ENTRIES –
/---

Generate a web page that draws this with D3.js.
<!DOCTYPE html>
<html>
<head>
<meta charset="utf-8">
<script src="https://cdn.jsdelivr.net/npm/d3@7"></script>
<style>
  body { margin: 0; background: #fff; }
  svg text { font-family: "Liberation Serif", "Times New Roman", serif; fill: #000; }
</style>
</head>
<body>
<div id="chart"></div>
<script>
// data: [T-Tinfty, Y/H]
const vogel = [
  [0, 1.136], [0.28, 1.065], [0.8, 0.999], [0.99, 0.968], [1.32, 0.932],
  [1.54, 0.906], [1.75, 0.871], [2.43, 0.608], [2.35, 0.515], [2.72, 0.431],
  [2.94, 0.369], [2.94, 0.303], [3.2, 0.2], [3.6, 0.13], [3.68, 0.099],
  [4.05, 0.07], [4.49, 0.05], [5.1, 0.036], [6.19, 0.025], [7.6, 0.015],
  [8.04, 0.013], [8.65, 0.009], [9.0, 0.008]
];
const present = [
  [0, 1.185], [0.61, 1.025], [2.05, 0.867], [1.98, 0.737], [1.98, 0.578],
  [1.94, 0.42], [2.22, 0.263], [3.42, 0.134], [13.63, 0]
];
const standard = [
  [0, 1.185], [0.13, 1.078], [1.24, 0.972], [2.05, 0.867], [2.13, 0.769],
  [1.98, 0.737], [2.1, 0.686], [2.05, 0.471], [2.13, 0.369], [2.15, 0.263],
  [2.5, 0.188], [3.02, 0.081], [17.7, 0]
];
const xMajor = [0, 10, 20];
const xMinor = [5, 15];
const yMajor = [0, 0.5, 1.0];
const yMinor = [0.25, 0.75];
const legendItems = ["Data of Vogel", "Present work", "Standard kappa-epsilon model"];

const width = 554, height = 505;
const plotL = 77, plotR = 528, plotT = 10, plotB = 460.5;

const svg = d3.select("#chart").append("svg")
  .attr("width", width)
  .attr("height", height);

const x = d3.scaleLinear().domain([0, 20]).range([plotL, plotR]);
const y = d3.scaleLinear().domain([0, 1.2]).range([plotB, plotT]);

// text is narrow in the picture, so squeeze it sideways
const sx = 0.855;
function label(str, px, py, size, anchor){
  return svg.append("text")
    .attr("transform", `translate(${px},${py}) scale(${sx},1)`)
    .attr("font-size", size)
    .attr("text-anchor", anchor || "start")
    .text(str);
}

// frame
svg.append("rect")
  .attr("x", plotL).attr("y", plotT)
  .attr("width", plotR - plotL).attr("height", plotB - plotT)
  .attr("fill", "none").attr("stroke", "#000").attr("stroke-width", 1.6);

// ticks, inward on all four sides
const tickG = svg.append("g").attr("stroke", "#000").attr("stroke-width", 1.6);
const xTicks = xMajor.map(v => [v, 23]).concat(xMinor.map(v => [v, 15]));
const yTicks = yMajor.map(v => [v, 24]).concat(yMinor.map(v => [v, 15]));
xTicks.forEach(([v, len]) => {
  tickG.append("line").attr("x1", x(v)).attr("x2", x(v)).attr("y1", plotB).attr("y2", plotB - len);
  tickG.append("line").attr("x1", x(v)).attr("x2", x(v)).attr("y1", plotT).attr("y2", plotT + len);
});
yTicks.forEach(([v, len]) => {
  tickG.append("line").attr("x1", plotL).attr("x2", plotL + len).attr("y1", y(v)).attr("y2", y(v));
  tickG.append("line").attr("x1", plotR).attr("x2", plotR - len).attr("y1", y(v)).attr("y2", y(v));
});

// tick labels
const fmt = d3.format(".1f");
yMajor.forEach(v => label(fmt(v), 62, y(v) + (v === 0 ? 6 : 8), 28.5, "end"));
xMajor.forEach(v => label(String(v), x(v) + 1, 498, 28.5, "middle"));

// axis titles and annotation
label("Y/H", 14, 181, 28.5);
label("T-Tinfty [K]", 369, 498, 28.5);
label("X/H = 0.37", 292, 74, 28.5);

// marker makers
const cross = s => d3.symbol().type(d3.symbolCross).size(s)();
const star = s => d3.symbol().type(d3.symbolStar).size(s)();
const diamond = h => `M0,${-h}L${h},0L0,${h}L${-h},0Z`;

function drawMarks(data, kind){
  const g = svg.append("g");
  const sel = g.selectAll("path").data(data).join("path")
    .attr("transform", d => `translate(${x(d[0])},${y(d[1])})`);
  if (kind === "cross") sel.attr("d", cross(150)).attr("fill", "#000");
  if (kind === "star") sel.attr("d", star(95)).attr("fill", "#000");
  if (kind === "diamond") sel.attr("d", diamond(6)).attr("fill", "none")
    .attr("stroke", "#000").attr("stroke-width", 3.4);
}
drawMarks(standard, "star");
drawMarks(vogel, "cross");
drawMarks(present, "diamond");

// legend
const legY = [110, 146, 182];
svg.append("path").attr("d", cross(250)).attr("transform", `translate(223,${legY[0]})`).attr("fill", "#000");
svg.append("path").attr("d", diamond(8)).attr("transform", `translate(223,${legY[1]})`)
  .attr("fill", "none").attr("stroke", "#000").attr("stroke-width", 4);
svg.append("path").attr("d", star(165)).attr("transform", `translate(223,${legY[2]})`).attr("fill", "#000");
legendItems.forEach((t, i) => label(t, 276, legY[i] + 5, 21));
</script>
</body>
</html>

\---
/---

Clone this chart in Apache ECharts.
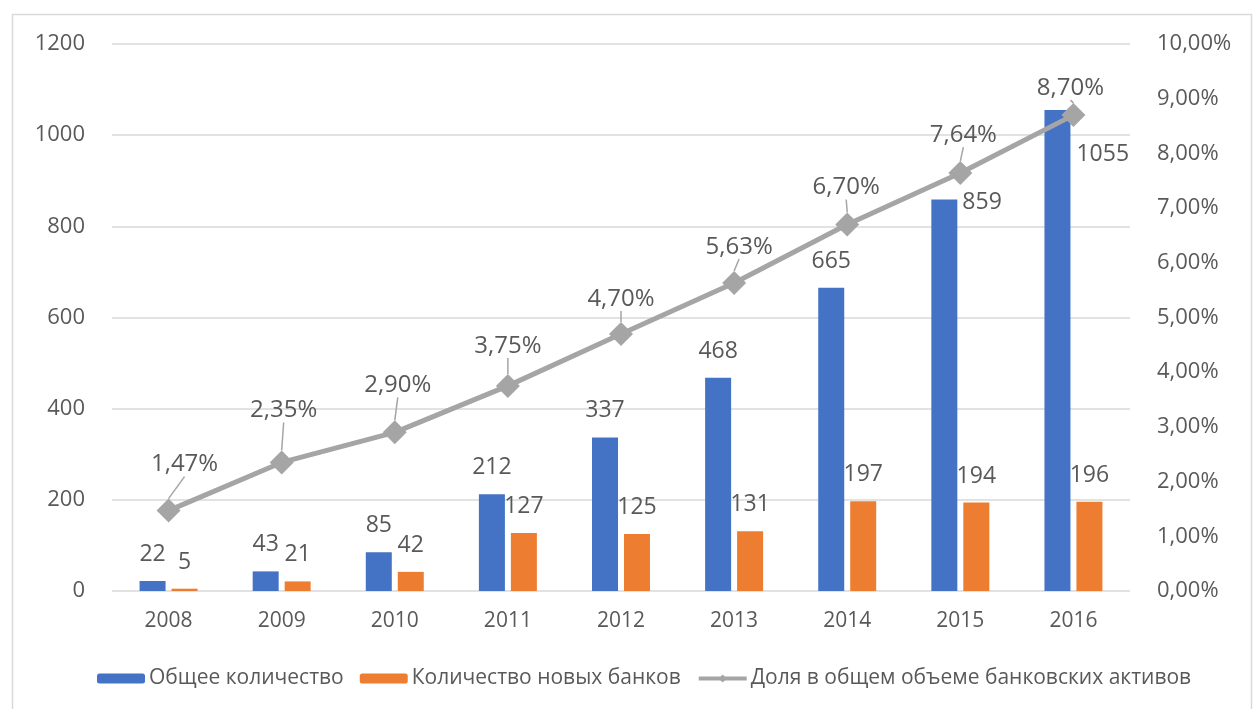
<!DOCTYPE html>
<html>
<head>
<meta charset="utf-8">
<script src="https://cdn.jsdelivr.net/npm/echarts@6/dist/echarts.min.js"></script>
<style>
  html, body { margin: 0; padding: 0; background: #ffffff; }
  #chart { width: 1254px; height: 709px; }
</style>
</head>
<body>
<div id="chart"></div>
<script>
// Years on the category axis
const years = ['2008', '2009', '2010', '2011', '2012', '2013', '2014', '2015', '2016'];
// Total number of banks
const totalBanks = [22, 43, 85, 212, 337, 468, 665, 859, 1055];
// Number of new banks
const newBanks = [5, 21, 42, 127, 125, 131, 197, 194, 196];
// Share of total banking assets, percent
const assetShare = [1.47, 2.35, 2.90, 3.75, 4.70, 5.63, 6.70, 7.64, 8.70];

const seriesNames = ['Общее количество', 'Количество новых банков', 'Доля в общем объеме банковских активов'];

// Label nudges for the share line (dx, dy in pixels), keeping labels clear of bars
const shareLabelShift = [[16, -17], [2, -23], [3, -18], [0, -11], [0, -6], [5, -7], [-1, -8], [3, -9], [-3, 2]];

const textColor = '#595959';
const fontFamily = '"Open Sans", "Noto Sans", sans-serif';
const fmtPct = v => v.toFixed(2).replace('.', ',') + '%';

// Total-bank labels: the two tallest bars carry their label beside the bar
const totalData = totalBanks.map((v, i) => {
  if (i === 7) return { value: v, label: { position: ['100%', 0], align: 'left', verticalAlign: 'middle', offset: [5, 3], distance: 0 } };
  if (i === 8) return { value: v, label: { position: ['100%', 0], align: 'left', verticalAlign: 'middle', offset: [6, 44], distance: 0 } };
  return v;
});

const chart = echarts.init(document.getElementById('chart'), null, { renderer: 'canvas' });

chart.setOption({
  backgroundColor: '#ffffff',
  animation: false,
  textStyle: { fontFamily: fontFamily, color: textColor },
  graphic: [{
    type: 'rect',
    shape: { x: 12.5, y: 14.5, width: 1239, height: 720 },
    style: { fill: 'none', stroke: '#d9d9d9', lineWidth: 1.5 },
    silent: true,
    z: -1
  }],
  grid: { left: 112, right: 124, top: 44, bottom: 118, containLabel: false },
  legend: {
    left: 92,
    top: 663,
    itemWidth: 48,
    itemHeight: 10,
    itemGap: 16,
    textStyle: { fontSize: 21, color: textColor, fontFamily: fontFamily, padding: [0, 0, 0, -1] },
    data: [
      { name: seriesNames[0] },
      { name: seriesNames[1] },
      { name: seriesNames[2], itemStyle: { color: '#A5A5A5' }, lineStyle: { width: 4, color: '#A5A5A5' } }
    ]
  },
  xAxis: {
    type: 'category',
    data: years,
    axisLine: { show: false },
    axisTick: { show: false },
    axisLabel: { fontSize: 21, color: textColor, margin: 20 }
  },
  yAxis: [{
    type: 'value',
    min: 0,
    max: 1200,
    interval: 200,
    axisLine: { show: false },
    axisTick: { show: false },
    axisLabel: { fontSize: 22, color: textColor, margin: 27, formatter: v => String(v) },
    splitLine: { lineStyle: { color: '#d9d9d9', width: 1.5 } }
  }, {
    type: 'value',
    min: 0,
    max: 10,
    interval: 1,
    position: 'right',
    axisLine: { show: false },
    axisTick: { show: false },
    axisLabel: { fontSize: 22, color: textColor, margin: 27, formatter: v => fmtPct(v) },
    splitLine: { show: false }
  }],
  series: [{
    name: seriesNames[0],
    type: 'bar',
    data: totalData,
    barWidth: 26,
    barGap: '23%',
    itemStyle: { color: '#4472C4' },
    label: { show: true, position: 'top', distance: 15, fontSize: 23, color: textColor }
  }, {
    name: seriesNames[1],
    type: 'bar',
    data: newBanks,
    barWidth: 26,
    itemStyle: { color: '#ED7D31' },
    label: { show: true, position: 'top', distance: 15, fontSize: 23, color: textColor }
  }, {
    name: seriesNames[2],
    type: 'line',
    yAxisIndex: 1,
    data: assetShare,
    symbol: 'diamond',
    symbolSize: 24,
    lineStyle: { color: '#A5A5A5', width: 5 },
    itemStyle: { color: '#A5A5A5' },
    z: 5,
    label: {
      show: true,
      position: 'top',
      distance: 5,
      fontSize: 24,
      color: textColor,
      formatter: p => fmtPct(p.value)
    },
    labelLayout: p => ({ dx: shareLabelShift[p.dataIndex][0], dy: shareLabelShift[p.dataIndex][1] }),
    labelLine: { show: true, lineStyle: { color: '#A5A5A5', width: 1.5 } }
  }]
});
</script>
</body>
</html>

\---
/---

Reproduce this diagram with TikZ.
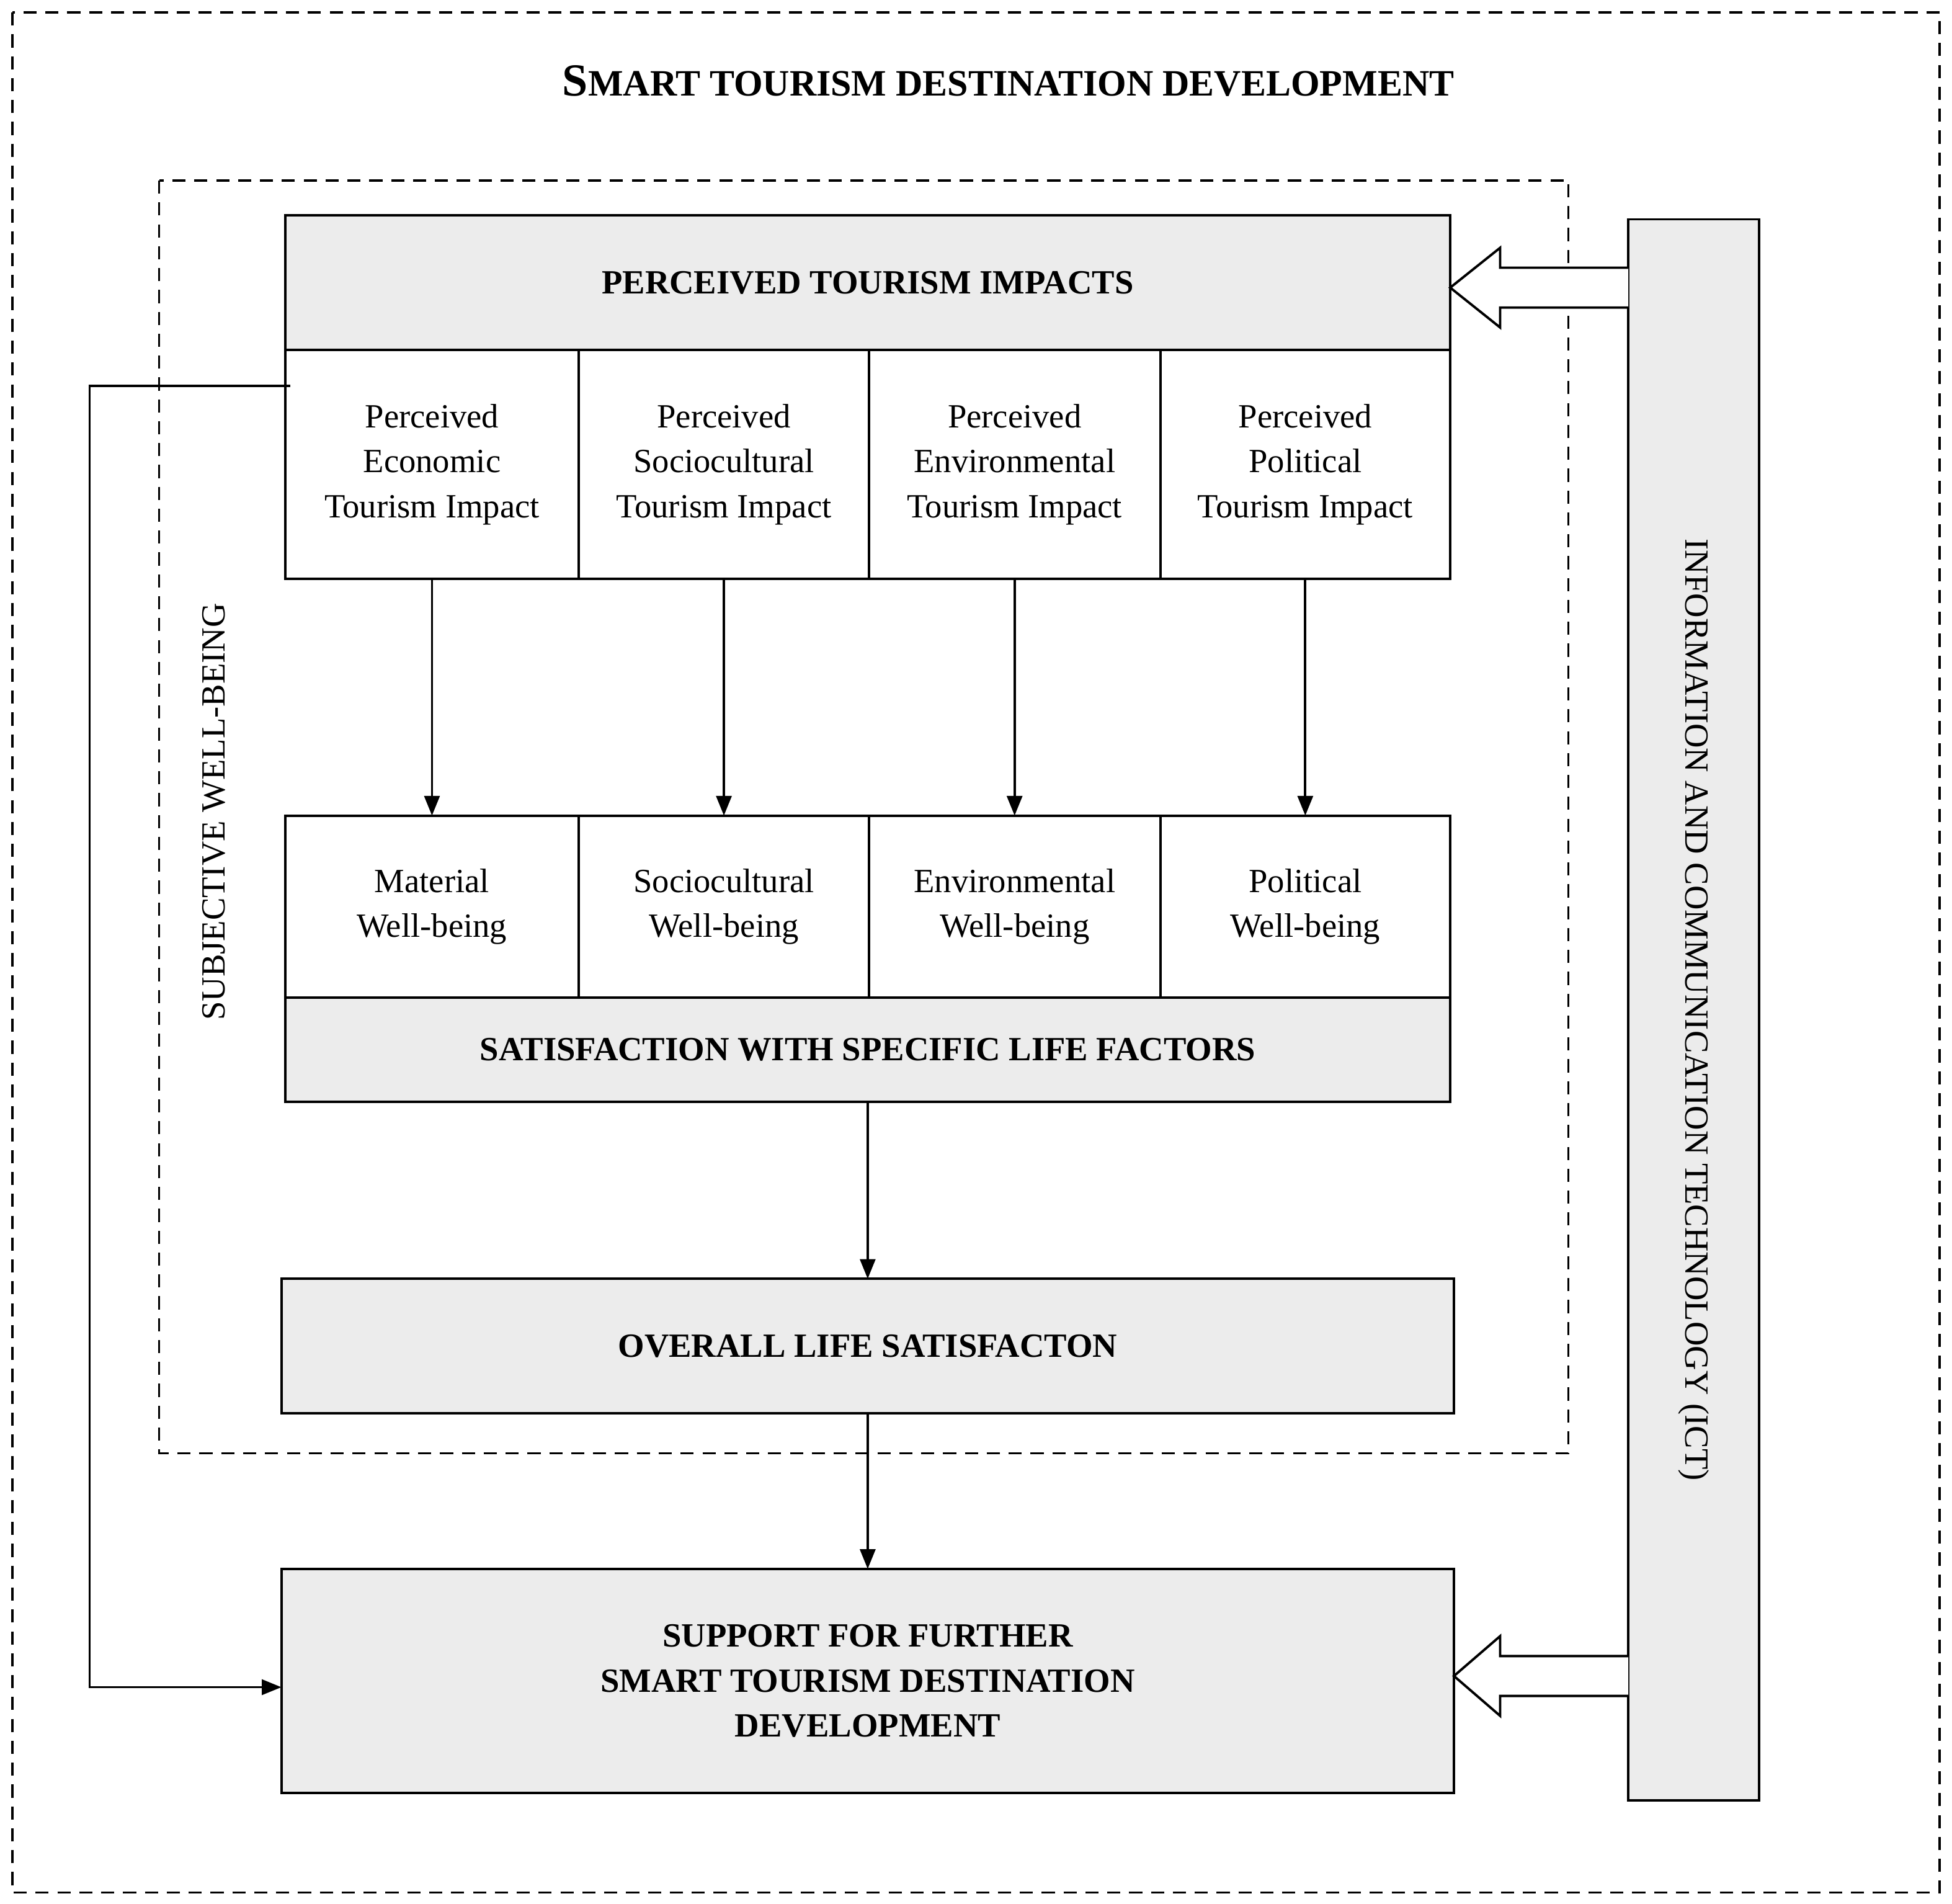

\---

TASK STATEMENT – Each line in the listing above that contains "this" should be copied.

TASK SOLUTION –
Generate a web page that draws this with D3.js.
Clone this chart in Apache ECharts.
Reproduce this diagram with TikZ.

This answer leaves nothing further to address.